College Station, Texas — An aircraft’s impact on the runway is likely the last thing to cross anyone’s mind when boarding a flight. The constant taking off and landing of aircraft throughout the day places stress on runway pavement, which needs to be in good condition to ensure the safety of the aircraft and its passengers. Thanks to a predictive model developed by a collaborative research team led by the Zachry Department of Civil Engineering at Texas A&M, understanding how to build, improve and maintain these runways is now easier than ever.

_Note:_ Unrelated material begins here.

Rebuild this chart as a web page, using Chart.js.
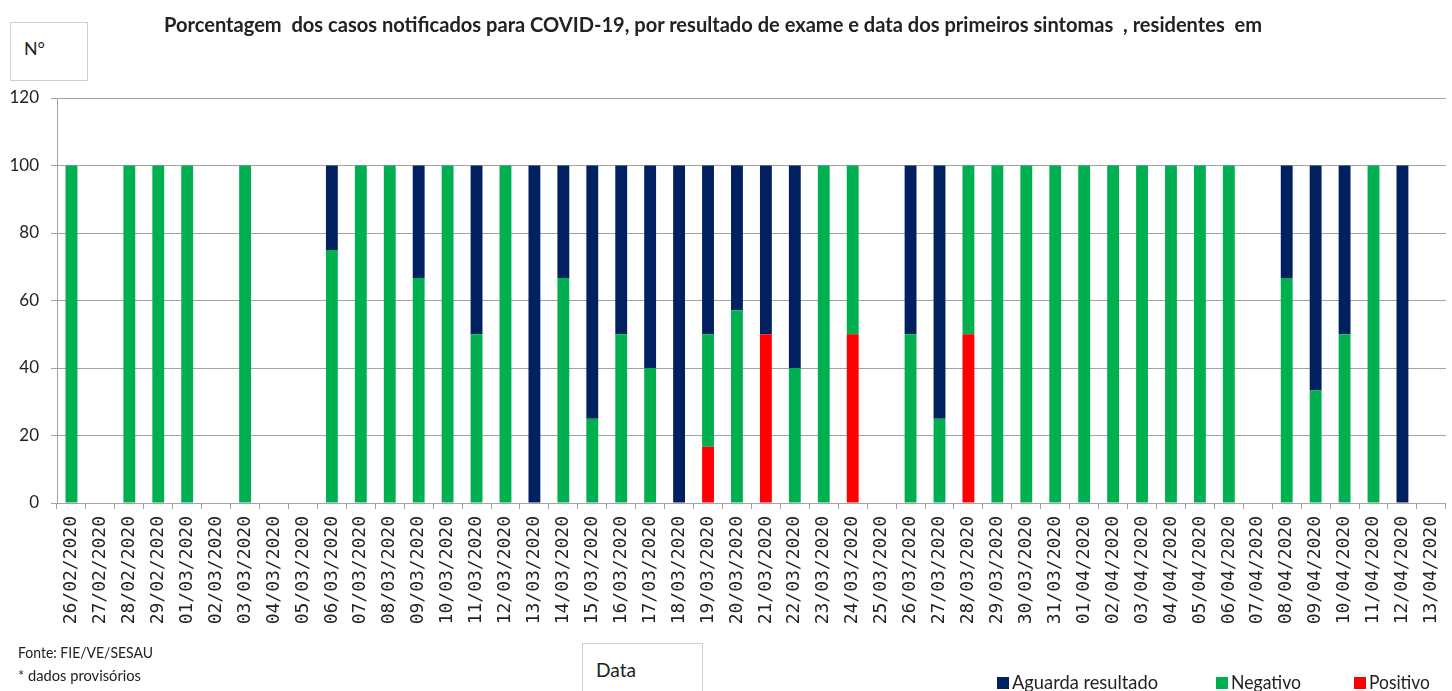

“We are applying a very sophisticated model called Pavement Analysis using Nonlinear Damage Approach, or PANDA,” said Dallas Little, the project’s principal investigator and a professor of civil engineering. “We are using this model to predict damage that is being measured and recorded under the repeated loading of heavy aircraft such as the 1.4 million-pound Airbus 380 and other next-generation heavy aircraft.”
PANDA is the product of almost seven years of development by the research team under a contract with the U.S. Department of Transportation, the Federal Highway Administration and the Federal Aviation Administration. The idea behind PANDA is straightforward but not simple: create a computational model that takes into account variables such as time under pressure, temperature dependency of the asphalt, different types of stress and other environmental factors that impact the usage of runways by aircraft, including diffusion of moisture and oxygen into the asphalt layer.
This model would give the user an accurate prediction of the damage the pavement would take over repeated usage and allow designers of airfield and major highway pavement to create or maintain a product that would react optimally to a variety of conditions. The team is using PANDA, in conjunction with test data, to develop a platform that can become a user-friendly software package for industry and commercial usage.
“This package will provide the level of reliability required by design and contract agencies, as well as the driving public, reduction in pavement downtime and safety that the infrastructure of today and tomorrow requires,” Little said.